Старшая медсестра из лазарета хотела, было, купить у меня шубу, но потом отказалась: Германия выиграет войну еще этой осенью, а у нее дом в Баварии, на юге, ей меховое манто ни к чему. Никто в тот момент еще не подозревал, что уже этой зимой немцам нанесут первый удар, да такой, что они от него до конца не оправятся. Но мы-то, мы уже предчувствовали: победа не вечна, война не навсегда. И в Германии наши братья и сестры по несчастью жили тем же. Оттуда доходили осторожные, скупые вести от затравленных, перепуганных людей — сообщения о смерти и некрологи, некрологи. Погибали друзья, страдали близкие. Один из сыновей моей сестры пал под Ленинградом, другой попал в лазарет обмороженный, в тяжелом состоянии.
Зима пришла так рано и внезапно, что крестьяне не успели ни собрать урожай, ни спасти его. Большая его часть померзла и сгнила на полях. Снова нас ждали часовые очереди перед государственными магазинами, где капуста и свекла шла по низким, приемлемым ценам. Сменяли друг друга в очереди, потому что на проспекте Саванориу, как по коридору, гулял ледяной ветер. В этих очередях я вдоволь наслушалась бессмысленного трепа глупых бабенок, которые время коротали в бесконечных самозабвенных пересудах: то перемоют кости покойным Робашенски, мол, конец у семьи вышел неправедный, то о гетто засудачат, там, говорят, такие страсти творятся!
Еще в начале сентября началось полное целенаправленное истребление евреев в литовской провинции. Убивали по заранее составленному плану, четкому, до мелочей просчитанному, так что во всех городах литовской периферии все проходило одинаково.
Немецкая полиция завербовала из горожан-литовцев нужное число партизан и карателей и отдала им на расправу их беззащитных еврейских соседей. В провинции литовцы и евреи, вопреки мелким разногласиям, искони жили тесней и дружней, чем где-либо еще. Евреи были ремесленниками, коммерсантами, предпринимателями, держали гостиницы, лечили людей. Хозяйство городское и уклад жизни литовской провинции без них были немыслимы. Литовские чиновники водили дружбу с евреями-врачами, адвокатами, инженерами. Литовцы сами же любили похвастаться: мол, никогда в Литве не знали погромов, не то, что в Польше и России.

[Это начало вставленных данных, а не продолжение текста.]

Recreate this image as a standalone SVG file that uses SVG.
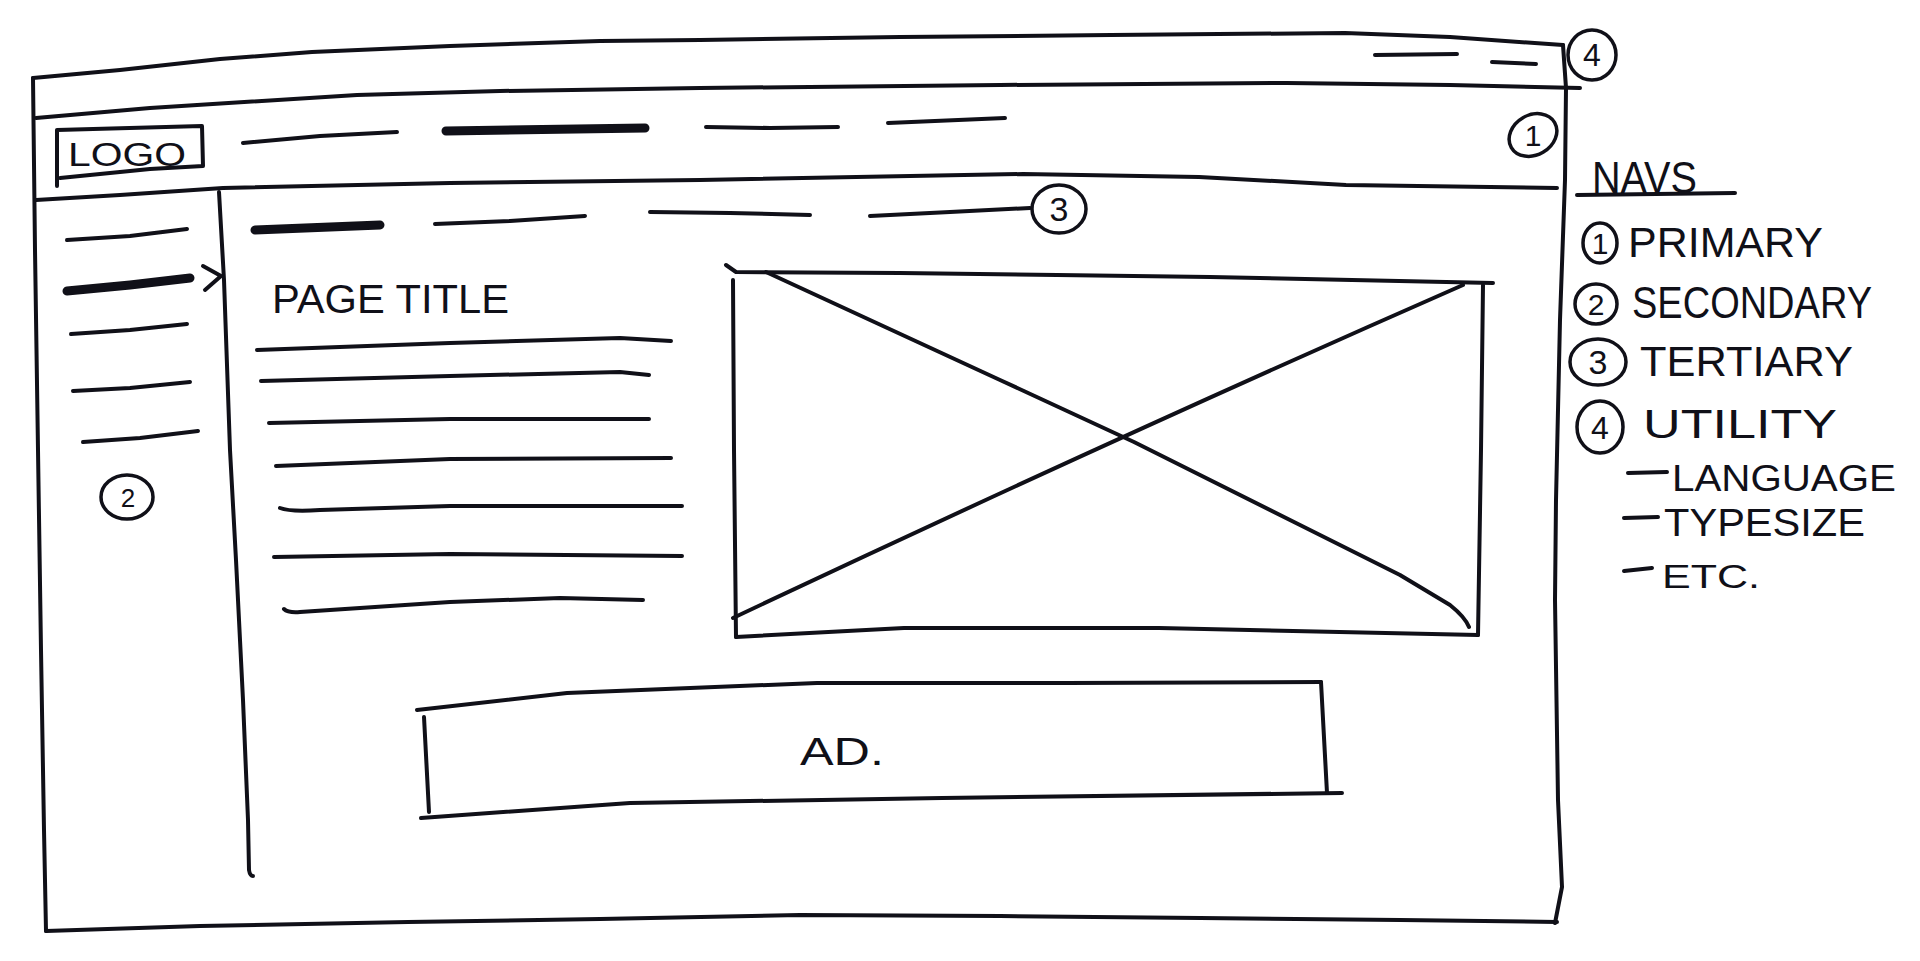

Национал-социалисты годами упорно, целенаправленно подтачивали корни, готовили почву. На евреев повесили все, свалили на них все грехи: кто виноват, что накануне войны в стране было неспокойно, чья вина, что жизнь стала так трудна, что цены подскочили в несколько раз, что в стране безработица и инфляция? Евреи! Все они! И вот настал он — час расплаты! Вот теперь мы им отомстим! Пропаганда подхлестнула и раздразнила в обывателях самое низкое, самое гнусное, и объявила им, тем, что всегда с тайной завистью глядели на имущество и благополучие трудолюбивых евреев: идите, берите, отнимайте, теперь это ваше! И они, понятное дело, пошли. Пошло последнее отребье и быдло, ленивое, тупое, ничего не умеющее и не желающее делать, избегающее всякой работы и жадное до дармовой наживы. Немцы обещали партизанам богатые трофеи, для вдохновения щедро налили шнапса, и началось.
Врывались к евреям в квартиры, сгоняли их семьями, вместе с больными и грудными детьми, на рыночную площадь или в синагогу. Заявили арестованным, что они понадобятся на работах. Что их сейчас переселят на другое место, пусть возьмут с собой немного вещей. Бойня началась уже на улицах и в синагогах: их били прикладами, мучали, пытали, отнимали детей у матерей, грабили. Потом заперли в грузовики и увезли из города.
Накануне вызвали несколько евреев-инженеров с группой помощников и под предлогом проектировки колодцев заставили вырыть в лесу за городом несколько широких котлованов. По окончании работы там же их всех и расстреляли.